Manfred Becker-Huberti

"Als sozialer Vater war er notwendig, um Jesu Abkunft von David zu belegen, das ist sein eigentlicher Grund."

Diesen Darstellungstyp nennt man Josefszweifel. Das heißt, er ist einer, der grummelt und am Rande sitzt und das Ganze beobachtet, aber keinen aktiven Teil dazu beiträgt. Das ändert sich dann in den späteren Jahrhunderten. Da opfert er seine Hose als Windel oder kocht Milchsüppchen.

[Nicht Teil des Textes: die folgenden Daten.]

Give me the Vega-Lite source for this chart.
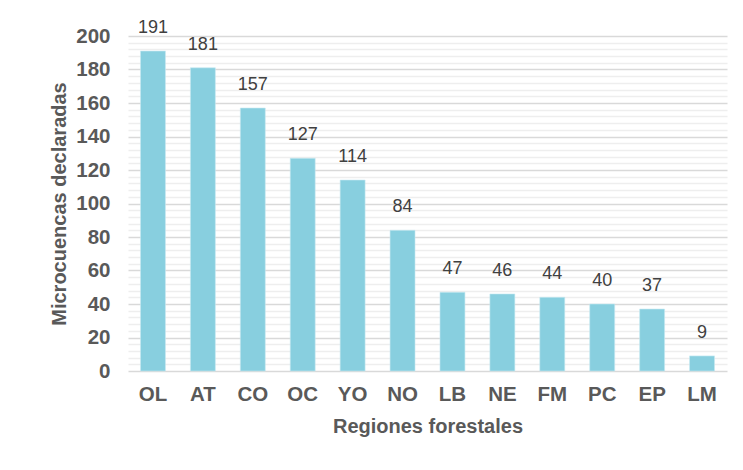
{
  "$schema": "https://vega.github.io/schema/vega-lite/v6.json",
  "width": 599,
  "height": 335,
  "autosize": {"type": "none"},
  "padding": {"left": 128, "top": 36, "right": 16, "bottom": 99},
  "background": "white",
  "config": {
    "view": {"stroke": null},
    "font": "Liberation Sans",
    "axis": {"labelColor": "#595959", "titleColor": "#595959"}
  },
  "data": {
    "values": [
      {"region": "OL", "value": 191},
      {"region": "AT", "value": 181},
      {"region": "CO", "value": 157},
      {"region": "OC", "value": 127},
      {"region": "YO", "value": 114},
      {"region": "NO", "value": 84},
      {"region": "LB", "value": 47},
      {"region": "NE", "value": 46},
      {"region": "FM", "value": 44},
      {"region": "PC", "value": 40},
      {"region": "EP", "value": 37},
      {"region": "LM", "value": 9}
    ]
  },
  "encoding": {
    "x": {
      "field": "region",
      "type": "nominal",
      "sort": null,
      "scale": {"paddingInner": 0.5, "paddingOuter": 0.25},
      "axis": {
        "title": "Regiones forestales",
        "labelAngle": 0,
        "labelFontSize": 20.5,
        "labelFontWeight": "bold",
        "labelPadding": 13,
        "titleFontSize": 20,
        "titleFontWeight": "bold",
        "titlePadding": 12,
        "ticks": false,
        "domain": false,
        "grid": false
      }
    }
  },
  "layer": [
    {
      "mark": {"type": "bar", "opacity": 0},
      "encoding": {
        "y": {
          "field": "value",
          "type": "quantitative",
          "scale": {"domain": [0, 200], "nice": false},
          "axis": {
            "orient": "left",
            "values": [4, 8, 12, 16, 24, 28, 32, 36, 44, 48, 52, 56, 64, 68, 72, 76, 84, 88, 92, 96, 104, 108, 112, 116, 124, 128, 132, 136, 144, 148, 152, 156, 164, 168, 172, 176, 184, 188, 192, 196],
            "grid": true,
            "gridColor": "#EEEEEE",
            "gridWidth": 1.5,
            "labels": false,
            "ticks": false,
            "domain": false,
            "title": null,
            "zindex": 0
          }
        }
      }
    },
    {
      "mark": {"type": "bar", "opacity": 0},
      "encoding": {
        "y": {
          "field": "value",
          "type": "quantitative",
          "scale": {"domain": [0, 200], "nice": false},
          "axis": {
            "orient": "left",
            "values": [0, 20, 40, 60, 80, 100, 120, 140, 160, 180, 200],
            "grid": true,
            "gridColor": "#D9D9D9",
            "gridWidth": 1.5,
            "labelFontSize": 20.5,
            "labelFontWeight": "bold",
            "labelPadding": 18,
            "ticks": false,
            "domain": false,
            "title": "Microcuencas declaradas",
            "titleFontSize": 20,
            "titleFontWeight": "bold",
            "titlePadding": 6,
            "zindex": 0
          }
        }
      }
    },
    {
      "mark": {"type": "rule", "color": "#D9D9D9", "strokeWidth": 2},
      "encoding": {
        "y": {"datum": 0, "type": "quantitative", "axis": null}
      }
    },
    {
      "mark": {"type": "bar", "color": "#88CFDF", "stroke": "#C8EAF1", "strokeWidth": 0.6},
      "encoding": {
        "y": {"field": "value", "type": "quantitative", "axis": null}
      }
    },
    {
      "mark": {"type": "text", "baseline": "bottom", "dy": -14, "fontSize": 18, "color": "#404040"},
      "encoding": {
        "y": {"field": "value", "type": "quantitative", "axis": null},
        "text": {"field": "value", "type": "quantitative"}
      }
    }
  ],
  "resolve": {"axis": {"y": "independent"}}
}
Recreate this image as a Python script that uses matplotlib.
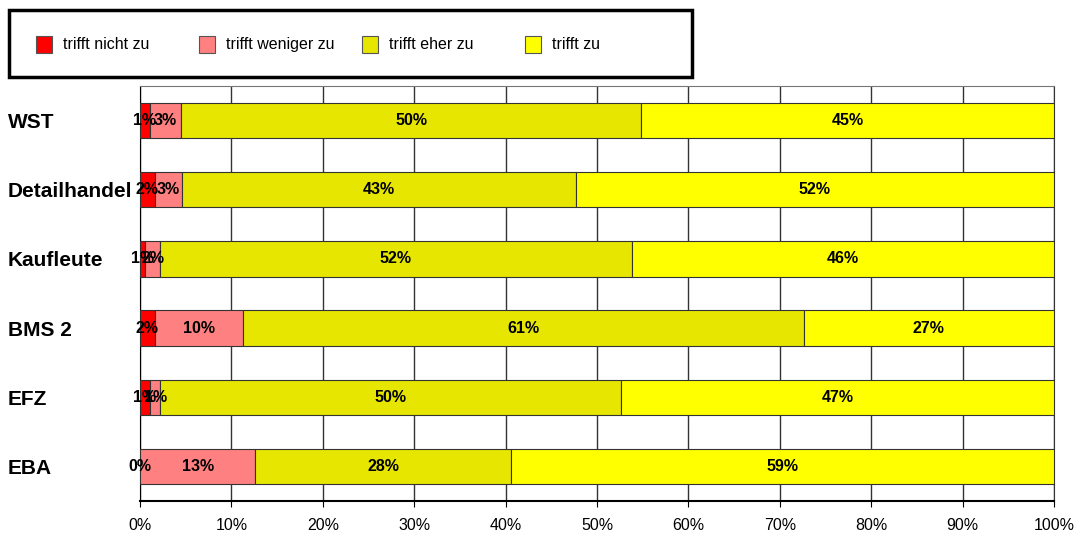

Er wird in der Rolle des Nährvaters gezeigt und kommt erst sehr viel später in die Rolle des Erziehers.

Stillende Muttergottes mit Jesuskind und schlafender Josef – Fresko vom Meister von Narni im Santuario Francescano in der Grotte des ersten Krippenspiels in Greccio. / © Stefano Dal Pozzolo/Agenzia Romano Siciliani/KNA (KNA)
Stillende Muttergottes mit Jesuskind und schlafender Josef – Fresko vom Meister von Narni im Santuario Francescano in der Grotte des ersten Krippenspiels in Greccio. / © Stefano Dal Pozzolo/Agenzia Romano Siciliani/KNA ( KNA )

Das kommt dann eigentlich daher, dass man im 19. Jahrhundert die Kindheit als eigene Lebensphase entdeckt, in der man etwas lernen muss. Und die Entdeckung der Kindheit führt dazu, dass Josef als Erzieher in den Vordergrund tritt und zu einer Person wird, die wir als Kinder eigentlich immer gehasst haben. Er wurde immer als Drohfigur vorgeführt und das liebe, kleine Jesulein war ein Supertyp, sehr liebenswert und pflegeleicht.

DOMRADIO.DE: Nun gibt es ja den Gedenktag "Josef der Arbeiter". Der ist aber ja jetzt auch noch nicht so alt, dieser Gedenktag. Was hat denn Papst Pius XII. dazu veranlasst, ihn einzuführen?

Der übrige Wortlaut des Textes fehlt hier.